A UK-based cyberlaw blog by Lilian Edwards. Specialising in online privacy and security law, cybercrime, online intermediary law (including eBay and Google law), e-commerce, digital property, filesharing and whatever captures my eye:-) Based at The Law School of Strathclyde University . From January 2011, I will be Professor of E-Governance at Strathclyde University, and my email address will be lilian.edwards@strath.ac.uk .
Thursday, June 23, 2011
WIPO slides
Wednesday, June 22, 2011
My report for WIPO on filesharing and intermediaries
A. Role and Responsibility of the Internet Intermediaries in the Field of Copyright, by Professor Lilian Edwards
This Study aims to identify the trends and principles governing the changing role of Internet intermediaries, summarizing the evolution of business models and outlining the complex issues to be considered in developing public policy in this field.
B. Comparative Analysis of National Approaches of the Liability of the Internet Intermediaries, by Professor Daniel Seng and Professor Juan Jose Marin
In this second Study, Professors Seng and Marin seek to identify the possible commonalities among different liability doctrines. The Study is divided into two parts, the first consisting of a “Survey of National Legislation and Jurisprudence on the Liability of Internet Intermediaries in the Field of Copyright and Related Rights”, covering 30 jurisdictions1. The second contains a conclusion resulting from the Survey, which defines trends and commonalities in the treatment of the responsibility of Internet intermediaries.

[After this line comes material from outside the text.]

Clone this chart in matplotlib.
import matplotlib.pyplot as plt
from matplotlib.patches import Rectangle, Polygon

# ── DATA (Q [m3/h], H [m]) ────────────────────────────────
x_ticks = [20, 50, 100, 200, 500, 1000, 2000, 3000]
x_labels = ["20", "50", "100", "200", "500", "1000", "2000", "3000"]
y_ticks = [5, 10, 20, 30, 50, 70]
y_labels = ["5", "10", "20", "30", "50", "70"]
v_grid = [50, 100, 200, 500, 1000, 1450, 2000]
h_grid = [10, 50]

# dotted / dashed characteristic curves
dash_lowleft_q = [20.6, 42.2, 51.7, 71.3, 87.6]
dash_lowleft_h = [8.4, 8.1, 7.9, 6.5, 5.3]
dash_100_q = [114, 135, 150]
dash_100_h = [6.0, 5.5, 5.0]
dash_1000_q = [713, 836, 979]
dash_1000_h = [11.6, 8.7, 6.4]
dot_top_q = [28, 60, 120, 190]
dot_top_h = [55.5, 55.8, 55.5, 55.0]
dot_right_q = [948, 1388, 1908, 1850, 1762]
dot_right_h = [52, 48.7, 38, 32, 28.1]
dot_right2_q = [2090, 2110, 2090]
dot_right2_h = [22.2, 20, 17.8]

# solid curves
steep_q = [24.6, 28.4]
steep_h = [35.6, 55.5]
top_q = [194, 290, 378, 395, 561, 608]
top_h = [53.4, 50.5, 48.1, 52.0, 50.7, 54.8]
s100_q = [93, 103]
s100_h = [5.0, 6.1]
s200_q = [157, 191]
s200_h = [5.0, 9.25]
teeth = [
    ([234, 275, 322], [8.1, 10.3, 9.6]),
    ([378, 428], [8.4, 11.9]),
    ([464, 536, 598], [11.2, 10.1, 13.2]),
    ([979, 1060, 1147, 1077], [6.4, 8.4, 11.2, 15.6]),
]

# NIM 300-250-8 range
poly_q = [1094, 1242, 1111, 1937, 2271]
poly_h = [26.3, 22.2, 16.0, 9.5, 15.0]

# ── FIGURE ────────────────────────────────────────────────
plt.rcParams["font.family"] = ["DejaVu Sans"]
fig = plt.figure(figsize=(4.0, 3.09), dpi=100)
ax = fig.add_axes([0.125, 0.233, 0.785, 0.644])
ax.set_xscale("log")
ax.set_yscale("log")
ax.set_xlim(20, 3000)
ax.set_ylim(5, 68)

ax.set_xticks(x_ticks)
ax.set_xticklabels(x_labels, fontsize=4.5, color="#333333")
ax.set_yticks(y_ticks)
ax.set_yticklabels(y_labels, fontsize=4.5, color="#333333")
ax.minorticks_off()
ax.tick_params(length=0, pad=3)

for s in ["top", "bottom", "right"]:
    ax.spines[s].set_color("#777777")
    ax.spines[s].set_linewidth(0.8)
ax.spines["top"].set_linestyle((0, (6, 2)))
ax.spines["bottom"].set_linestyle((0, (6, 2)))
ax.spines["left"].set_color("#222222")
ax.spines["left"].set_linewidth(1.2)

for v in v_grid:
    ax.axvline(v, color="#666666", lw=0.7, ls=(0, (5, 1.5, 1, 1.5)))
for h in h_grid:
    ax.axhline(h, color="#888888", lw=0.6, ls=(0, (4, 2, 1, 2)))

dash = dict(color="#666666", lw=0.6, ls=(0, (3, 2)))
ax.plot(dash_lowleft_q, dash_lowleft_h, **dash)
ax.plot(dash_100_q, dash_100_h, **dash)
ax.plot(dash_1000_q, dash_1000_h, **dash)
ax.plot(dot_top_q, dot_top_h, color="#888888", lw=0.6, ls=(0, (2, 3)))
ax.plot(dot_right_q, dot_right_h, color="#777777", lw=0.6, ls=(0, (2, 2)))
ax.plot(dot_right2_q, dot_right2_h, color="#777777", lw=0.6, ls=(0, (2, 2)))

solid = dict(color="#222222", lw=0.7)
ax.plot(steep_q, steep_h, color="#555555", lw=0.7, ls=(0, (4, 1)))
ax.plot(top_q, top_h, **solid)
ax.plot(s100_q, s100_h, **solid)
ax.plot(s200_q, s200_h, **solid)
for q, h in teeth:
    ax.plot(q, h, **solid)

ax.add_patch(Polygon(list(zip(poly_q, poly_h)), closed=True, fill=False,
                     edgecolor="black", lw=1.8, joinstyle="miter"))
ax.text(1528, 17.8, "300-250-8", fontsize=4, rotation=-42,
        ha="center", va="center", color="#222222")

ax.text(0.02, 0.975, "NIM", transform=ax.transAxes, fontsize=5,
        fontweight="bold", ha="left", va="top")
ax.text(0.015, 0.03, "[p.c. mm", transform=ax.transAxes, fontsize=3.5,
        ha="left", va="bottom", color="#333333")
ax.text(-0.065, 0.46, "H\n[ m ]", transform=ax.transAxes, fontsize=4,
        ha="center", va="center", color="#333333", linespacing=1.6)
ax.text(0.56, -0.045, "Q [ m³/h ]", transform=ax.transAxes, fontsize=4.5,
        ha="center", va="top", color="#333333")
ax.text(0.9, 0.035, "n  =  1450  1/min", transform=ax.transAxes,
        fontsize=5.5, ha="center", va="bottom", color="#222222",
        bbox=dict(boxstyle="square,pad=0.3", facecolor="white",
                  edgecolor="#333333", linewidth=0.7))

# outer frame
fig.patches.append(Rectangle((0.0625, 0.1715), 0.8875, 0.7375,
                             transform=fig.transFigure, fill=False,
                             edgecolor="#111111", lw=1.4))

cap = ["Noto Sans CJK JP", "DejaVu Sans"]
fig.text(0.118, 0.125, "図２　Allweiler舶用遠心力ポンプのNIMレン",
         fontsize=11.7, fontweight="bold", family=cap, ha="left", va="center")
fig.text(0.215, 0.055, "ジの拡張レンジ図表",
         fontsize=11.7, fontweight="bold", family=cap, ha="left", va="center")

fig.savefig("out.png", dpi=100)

Both (I would modestly suggest) are worth a read , though the second as so far issued is empirical description, no conclusions yet. They do however dovetail usefully. My report's tentative conclusions are:
• - Global consensus on NTD as sensible balance between rightsholders and intermediaries broken in copyright field
• - No consensus on replacement regime
• - Graduated response (GR) solutions are costly, error prone and sanction may be disproportionate; pose serious risks to fundamental rights and public interest in digital inclusion; and their effectiveness is unproven.
• - Accordingly recommended that any attempt to impose GR by law should be justified by prior, independent ,empirical investigation, taking into account not just economic factors but also (i) impact on fundamental freedoms (ii) public interest in digital inclusion and promotion of innovation and (iii) state of incentives to create a market of legal alternatives to illicit filesharing.
• - If GR regimes are so justified, regimes should be introduced via legislation, subject to constitutional scrutiny , rather than by voluntary or coerced action
• - Solutions imposing fewer costs on user and public interests should be adopted first, eg, “notice and notice” rather than notice and disconnection, and empirically monitored to see if they prove sufficient
• - International treaty should lay down rules on safeguards to be observed in any GR regime imposed by law. In particular, independent and transparent scrutiny of allegations of infringement before sanction, as well as judicial appeal after such, is vital.
• - Website and content blocking and blanket monitoring in particular should both be subject to stringent scrutiny as presumptively in breach of fundamental freedoms.
The - The international community should give pressing attention to what legal steps must be taken to facilitate and incentivise new business models for monetising digital content.
I just spoke to WIPO's Standing Commitee re the report which I may say more about later (currently leaching the free wi fi at Geneva Airport. ) I also had request for the slides I used which summarise the rather long report : WIPO is putting these up itself but I will try to add them here too shortly.